Passing %d to printf says to print an int. 0x81000000 is a negative number when processed as a 32-bit signed integer. The output is the two's complement interpretation of the value. To print an unsigned int, you should pass %u. This would be more obviously correct if %x were used to print the hexadecimal representation, which is 0x81000000.

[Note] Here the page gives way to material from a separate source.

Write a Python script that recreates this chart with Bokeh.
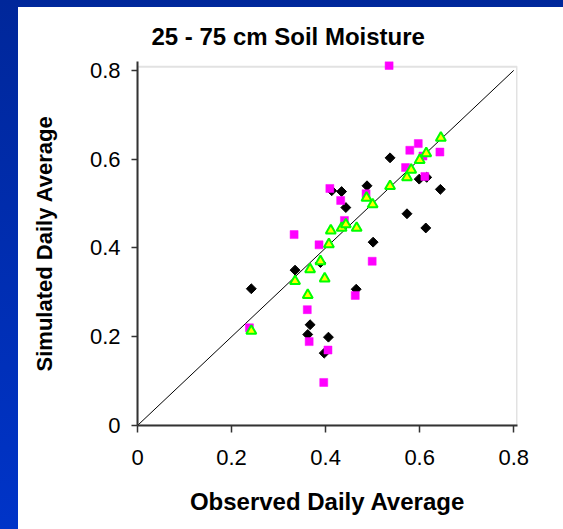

userbinator · on May 20, 2016

but people somehow sometimes seem to magically expect "certain" literals to be unsigned just because they're hex, and that's not how it works

Indeed, and in the most general sense, the signed/unsigned is really nothing more than how those 32 bits are interpreted by whatever operates on them. C attaches a particular type to literals which is used by the built-in operators, but things like printf() to a certain extent will do their own interpretation, as this shows:

    printf("%d %u %x", 0x81000000, 0x81000000, 0x81000000);

This is definitely a concept that seems quite unfamiliar to those used to higher-level languages.

jwilk · on May 20, 2016

If the site showed anything beyond red bouncing balls, I'd so happy. And no, I'm not going to enable JS in my browser.

wildmusings · on May 20, 2016

No HackerNews thread is complete without someone complaining about JS on the website.

userbinator · on May 20, 2016

I can see the article fine without JS, it's not dynamically generated and you can see the text there in the page if you view the source.